Objective:
Without the pictures, can you quote each line below exactly?

>> Start

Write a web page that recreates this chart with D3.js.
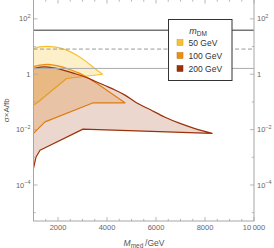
<!DOCTYPE html>
<html>
<head>
<meta charset="utf-8">
<script src="https://cdn.jsdelivr.net/npm/d3@7"></script>
<style>
  body { margin: 0; background: #fff; }
  text { font-family: "Liberation Sans", Arial, sans-serif; }
</style>
</head>
<body>
<div id="chart"></div>
<script>
// boundaries of the allowed regions: [M_med (GeV), sigma x A (fb)]
const upper50 = [[1000, 8.5], [1250, 9.7], [1550, 10.1], [1900, 9.5], [2300, 7.7], [2700, 5.3], [3100, 3.1], [3500, 1.6], [3820, 1.0]];
const lower50 = [[3820, 1.0], [2350, 0.7], [1150, 0.093], [1000, 0.077]];
const upper100 = [[1000, 1.88], [1265, 2.13], [1590, 2.26], [2000, 1.99], [2410, 1.55], [2820, 1.14], [3220, 0.75], [4735, 0.093]];
const lower100 = [[4735, 0.093], [3440, 0.093], [1470, 0.019], [1000, 0.0073]];
const upper200 = [[1000, 1.59], [1390, 1.85], [1880, 1.66], [2290, 1.35], [2690, 1.05], [3100, 0.79], [3510, 0.56], [3920, 0.39], [4330, 0.27], [4735, 0.176], [5220, 0.091], [5755, 0.053], [6370, 0.028], [6980, 0.0167], [7590, 0.0109], [8290, 0.0073]];
const lower200 = [[8290, 0.0073], [3020, 0.0104], [1265, 0.0018], [1100, 0.001], [1000, 0.0004]];

// horizontal limit lines
const limits = [39, 8.1, 1.62];

const mdmLabels = ["50 GeV", "100 GeV", "200 GeV"];
const xMajor = [2000, 4000, 6000, 8000, 10000];
const xMinor = [1500, 2500, 3000, 3500, 4500, 5000, 5500, 6500, 7000, 7500, 8500, 9000, 9500];
const yMajor = [1e2, 1, 1e-2, 1e-4];
const yMajorExp = ["2", "", "\u22122", "\u22124"];
const yMinor = [1e1, 1e-1, 1e-3, 1e-5];

const W = 274, H = 248;
const colors = ["#f6c232", "#ef8c12", "#9a3209"];
const fills = ["rgba(248,200,60,0.28)", "rgba(240,140,20,0.22)", "rgba(160,55,15,0.2)"];

const svg = d3.select("#chart").append("svg")
  .attr("width", W).attr("height", H);

const x = d3.scaleLinear().domain([1000, 10000]).range([33.5, 254]);
const y = d3.scaleLog().domain([5e-6, 500]).range([221, -0.5]);

svg.append("clipPath").attr("id", "clip")
  .append("rect")
  .attr("x", x(1000)).attr("y", y(500))
  .attr("width", x(10000) - x(1000)).attr("height", y(5e-6) - y(500));

const plot = svg.append("g").attr("clip-path", "url(#clip)");

// smooth upper curves, straight lower edges
const smooth = d3.line().x(d => x(d[0])).y(d => y(d[1])).curve(d3.curveCatmullRom);
const straight = d3.line().x(d => x(d[0])).y(d => y(d[1]));

function region(up, low) {
  return smooth(up) + straight(low).replace(/^M/, "L");
}

const regions = [[upper50, lower50], [upper100, lower100], [upper200, lower200]];
regions.forEach(function (r, i) {
  plot.append("path")
    .attr("d", region(r[0], r[1]))
    .attr("fill", fills[i])
    .attr("stroke", colors[i])
    .attr("stroke-width", 1.2)
    .attr("stroke-linejoin", "round");
});

// limit lines
plot.append("line")
  .attr("x1", x(1000)).attr("x2", x(10000))
  .attr("y1", y(limits[0])).attr("y2", y(limits[0]))
  .attr("stroke", "#333").attr("stroke-width", 1);
plot.append("line")
  .attr("x1", x(1000)).attr("x2", x(10000))
  .attr("y1", y(limits[1])).attr("y2", y(limits[1]))
  .attr("stroke", "#999").attr("stroke-width", 1)
  .attr("stroke-dasharray", "4,2.5");
plot.append("line")
  .attr("x1", x(1000)).attr("x2", x(10000))
  .attr("y1", y(limits[2])).attr("y2", y(limits[2]))
  .attr("stroke", "#aaa").attr("stroke-width", 1);

// frame
const frameColor = "#a6a6a6";
svg.append("rect")
  .attr("x", x(1000)).attr("y", y(500))
  .attr("width", x(10000) - x(1000)).attr("height", y(5e-6) - y(500))
  .attr("fill", "none").attr("stroke", frameColor).attr("stroke-width", 1);

const ticks = svg.append("g").attr("stroke", frameColor).attr("stroke-width", 0.8);
const x0 = x(1000), x1 = x(10000), y0 = y(5e-6), y1 = y(500);

function xTick(v, len) {
  ticks.append("line").attr("x1", x(v)).attr("x2", x(v)).attr("y1", y0).attr("y2", y0 - len);
  ticks.append("line").attr("x1", x(v)).attr("x2", x(v)).attr("y1", y1).attr("y2", y1 + len);
}
function yTick(v, len) {
  ticks.append("line").attr("x1", x0).attr("x2", x0 + len).attr("y1", y(v)).attr("y2", y(v));
  ticks.append("line").attr("x1", x1).attr("x2", x1 - len).attr("y1", y(v)).attr("y2", y(v));
}
xMajor.forEach(v => xTick(v, 4));
xMinor.forEach(v => xTick(v, 2.2));
yMajor.forEach(v => yTick(v, 4));
yMinor.forEach(v => yTick(v, 2.2));

// tick labels
const labelColor = "#666";
svg.append("g").selectAll("text").data(xMajor).join("text")
  .attr("x", d => x(d)).attr("y", 229.5)
  .attr("text-anchor", "middle")
  .attr("font-size", 7.5).attr("fill", labelColor)
  .text(d => d == 10000 ? "10\u2009000" : d);

function yLabel(g, v, e, px, anchor) {
  const t = g.append("text")
    .attr("x", px).attr("y", y(v) + 2.6)
    .attr("text-anchor", anchor)
    .attr("font-size", 7.5).attr("fill", labelColor);
  if (e === "") {
    t.text("1");
  } else {
    t.append("tspan").text("10");
    t.append("tspan").attr("dy", -3.5).attr("font-size", 5.5).text(e);
  }
}
const yl = svg.append("g");
yMajor.forEach(function (v, i) {
  yLabel(yl, v, yMajorExp[i], 30.5, "end");
  yLabel(yl, v, yMajorExp[i], 257, "start");
});

// axis titles
const xt = svg.append("text")
  .attr("x", 144).attr("y", 245.5)
  .attr("text-anchor", "middle")
  .attr("font-size", 8.5).attr("fill", "#555");
xt.append("tspan").attr("font-style", "italic").text("M");
xt.append("tspan").attr("font-size", 6.5).attr("dy", 2).text("med");
xt.append("tspan").attr("dy", -2).text("\u2009/GeV");

svg.append("text")
  .attr("transform", "translate(9," + ((y0 + y1) / 2) + ") rotate(-90)")
  .attr("text-anchor", "middle")
  .attr("font-size", 8).attr("fill", "#555")
  .text("\u03c3\u00d7A/fb");

// legend
const lg = svg.append("g");
lg.append("rect")
  .attr("x", 168.5).attr("y", 19.5)
  .attr("width", 63.5).attr("height", 61)
  .attr("fill", "#fff").attr("stroke", "#333").attr("stroke-width", 1);

const lt = lg.append("text")
  .attr("x", 198).attr("y", 34)
  .attr("text-anchor", "middle")
  .attr("font-size", 9).attr("fill", "#333");
lt.append("tspan").attr("font-style", "italic").text("m");
lt.append("tspan").attr("font-size", 6.5).attr("dy", 2).text("DM");

mdmLabels.forEach(function (lab, i) {
  const cy = 42.5 + i * 13;
  lg.append("rect")
    .attr("x", 177).attr("y", cy - 3)
    .attr("width", 6).attr("height", 6)
    .attr("fill", colors[i])
    .attr("stroke", d3.color(colors[i]).darker(0.6)).attr("stroke-width", 0.5);
  lg.append("text")
    .attr("x", 188.5).attr("y", cy + 3)
    .attr("font-size", 8.5).attr("fill", "#333")
    .text(lab);
});
</script>
</body>
</html>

>> End

Exercise result:
Write a web page that recreates this chart with D3.js.
<!DOCTYPE html>
<html>
<head>
<meta charset="utf-8">
<script src="https://cdn.jsdelivr.net/npm/d3@7"></script>
<style>
  body { margin: 0; background: #fff; }
  text { font-family: "Liberation Sans", Arial, sans-serif; }
</style>
</head>
<body>
<div id="chart"></div>
<script>
// boundaries of the allowed regions: [M_med (GeV), sigma x A (fb)]
const upper50 = [[1000, 8.5], [1250, 9.7], [1550, 10.1], [1900, 9.5], [2300, 7.7], [2700, 5.3], [3100, 3.1], [3500, 1.6], [3820, 1.0]];
const lower50 = [[3820, 1.0], [2350, 0.7], [1150, 0.093], [1000, 0.077]];
const upper100 = [[1000, 1.88], [1265, 2.13], [1590, 2.26], [2000, 1.99], [2410, 1.55], [2820, 1.14], [3220, 0.75], [4735, 0.093]];
const lower100 = [[4735, 0.093], [3440, 0.093], [1470, 0.019], [1000, 0.0073]];
const upper200 = [[1000, 1.59], [1390, 1.85], [1880, 1.66], [2290, 1.35], [2690, 1.05], [3100, 0.79], [3510, 0.56], [3920, 0.39], [4330, 0.27], [4735, 0.176], [5220, 0.091], [5755, 0.053], [6370, 0.028], [6980, 0.0167], [7590, 0.0109], [8290, 0.0073]];
const lower200 = [[8290, 0.0073], [3020, 0.0104], [1265, 0.0018], [1100, 0.001], [1000, 0.0004]];

// horizontal limit lines
const limits = [39, 8.1, 1.62];

const mdmLabels = ["50 GeV", "100 GeV", "200 GeV"];
const xMajor = [2000, 4000, 6000, 8000, 10000];
const xMinor = [1500, 2500, 3000, 3500, 4500, 5000, 5500, 6500, 7000, 7500, 8500, 9000, 9500];
const yMajor = [1e2, 1, 1e-2, 1e-4];
const yMajorExp = ["2", "", "\u22122", "\u22124"];
const yMinor = [1e1, 1e-1, 1e-3, 1e-5];

const W = 274, H = 248;
const colors = ["#f6c232", "#ef8c12", "#9a3209"];
const fills = ["rgba(248,200,60,0.28)", "rgba(240,140,20,0.22)", "rgba(160,55,15,0.2)"];

const svg = d3.select("#chart").append("svg")
  .attr("width", W).attr("height", H);

const x = d3.scaleLinear().domain([1000, 10000]).range([33.5, 254]);
const y = d3.scaleLog().domain([5e-6, 500]).range([221, -0.5]);

svg.append("clipPath").attr("id", "clip")
  .append("rect")
  .attr("x", x(1000)).attr("y", y(500))
  .attr("width", x(10000) - x(1000)).attr("height", y(5e-6) - y(500));

const plot = svg.append("g").attr("clip-path", "url(#clip)");

// smooth upper curves, straight lower edges
const smooth = d3.line().x(d => x(d[0])).y(d => y(d[1])).curve(d3.curveCatmullRom);
const straight = d3.line().x(d => x(d[0])).y(d => y(d[1]));

function region(up, low) {
  return smooth(up) + straight(low).replace(/^M/, "L");
}

const regions = [[upper50, lower50], [upper100, lower100], [upper200, lower200]];
regions.forEach(function (r, i) {
  plot.append("path")
    .attr("d", region(r[0], r[1]))
    .attr("fill", fills[i])
    .attr("stroke", colors[i])
    .attr("stroke-width", 1.2)
    .attr("stroke-linejoin", "round");
});

// limit lines
plot.append("line")
  .attr("x1", x(1000)).attr("x2", x(10000))
  .attr("y1", y(limits[0])).attr("y2", y(limits[0]))
  .attr("stroke", "#333").attr("stroke-width", 1);
plot.append("line")
  .attr("x1", x(1000)).attr("x2", x(10000))
  .attr("y1", y(limits[1])).attr("y2", y(limits[1]))
  .attr("stroke", "#999").attr("stroke-width", 1)
  .attr("stroke-dasharray", "4,2.5");
plot.append("line")
  .attr("x1", x(1000)).attr("x2", x(10000))
  .attr("y1", y(limits[2])).attr("y2", y(limits[2]))
  .attr("stroke", "#aaa").attr("stroke-width", 1);

// frame
const frameColor = "#a6a6a6";
svg.append("rect")
  .attr("x", x(1000)).attr("y", y(500))
  .attr("width", x(10000) - x(1000)).attr("height", y(5e-6) - y(500))
  .attr("fill", "none").attr("stroke", frameColor).attr("stroke-width", 1);

const ticks = svg.append("g").attr("stroke", frameColor).attr("stroke-width", 0.8);
const x0 = x(1000), x1 = x(10000), y0 = y(5e-6), y1 = y(500);

function xTick(v, len) {
  ticks.append("line").attr("x1", x(v)).attr("x2", x(v)).attr("y1", y0).attr("y2", y0 - len);
  ticks.append("line").attr("x1", x(v)).attr("x2", x(v)).attr("y1", y1).attr("y2", y1 + len);
}
function yTick(v, len) {
  ticks.append("line").attr("x1", x0).attr("x2", x0 + len).attr("y1", y(v)).attr("y2", y(v));
  ticks.append("line").attr("x1", x1).attr("x2", x1 - len).attr("y1", y(v)).attr("y2", y(v));
}
xMajor.forEach(v => xTick(v, 4));
xMinor.forEach(v => xTick(v, 2.2));
yMajor.forEach(v => yTick(v, 4));
yMinor.forEach(v => yTick(v, 2.2));

// tick labels
const labelColor = "#666";
svg.append("g").selectAll("text").data(xMajor).join("text")
  .attr("x", d => x(d)).attr("y", 229.5)
  .attr("text-anchor", "middle")
  .attr("font-size", 7.5).attr("fill", labelColor)
  .text(d => d == 10000 ? "10\u2009000" : d);

function yLabel(g, v, e, px, anchor) {
  const t = g.append("text")
    .attr("x", px).attr("y", y(v) + 2.6)
    .attr("text-anchor", anchor)
    .attr("font-size", 7.5).attr("fill", labelColor);
  if (e === "") {
    t.text("1");
  } else {
    t.append("tspan").text("10");
    t.append("tspan").attr("dy", -3.5).attr("font-size", 5.5).text(e);
  }
}
const yl = svg.append("g");
yMajor.forEach(function (v, i) {
  yLabel(yl, v, yMajorExp[i], 30.5, "end");
  yLabel(yl, v, yMajorExp[i], 257, "start");
});

// axis titles
const xt = svg.append("text")
  .attr("x", 144).attr("y", 245.5)
  .attr("text-anchor", "middle")
  .attr("font-size", 8.5).attr("fill", "#555");
xt.append("tspan").attr("font-style", "italic").text("M");
xt.append("tspan").attr("font-size", 6.5).attr("dy", 2).text("med");
xt.append("tspan").attr("dy", -2).text("\u2009/GeV");

svg.append("text")
  .attr("transform", "translate(9," + ((y0 + y1) / 2) + ") rotate(-90)")
  .attr("text-anchor", "middle")
  .attr("font-size", 8).attr("fill", "#555")
  .text("\u03c3\u00d7A/fb");

// legend
const lg = svg.append("g");
lg.append("rect")
  .attr("x", 168.5).attr("y", 19.5)
  .attr("width", 63.5).attr("height", 61)
  .attr("fill", "#fff").attr("stroke", "#333").attr("stroke-width", 1);

const lt = lg.append("text")
  .attr("x", 198).attr("y", 34)
  .attr("text-anchor", "middle")
  .attr("font-size", 9).attr("fill", "#333");
lt.append("tspan").attr("font-style", "italic").text("m");
lt.append("tspan").attr("font-size", 6.5).attr("dy", 2).text("DM");

mdmLabels.forEach(function (lab, i) {
  const cy = 42.5 + i * 13;
  lg.append("rect")
    .attr("x", 177).attr("y", cy - 3)
    .attr("width", 6).attr("height", 6)
    .attr("fill", colors[i])
    .attr("stroke", d3.color(colors[i]).darker(0.6)).attr("stroke-width", 0.5);
  lg.append("text")
    .attr("x", 188.5).attr("y", cy + 3)
    .attr("font-size", 8.5).attr("fill", "#333")
    .text(lab);
});
</script>
</body>
</html>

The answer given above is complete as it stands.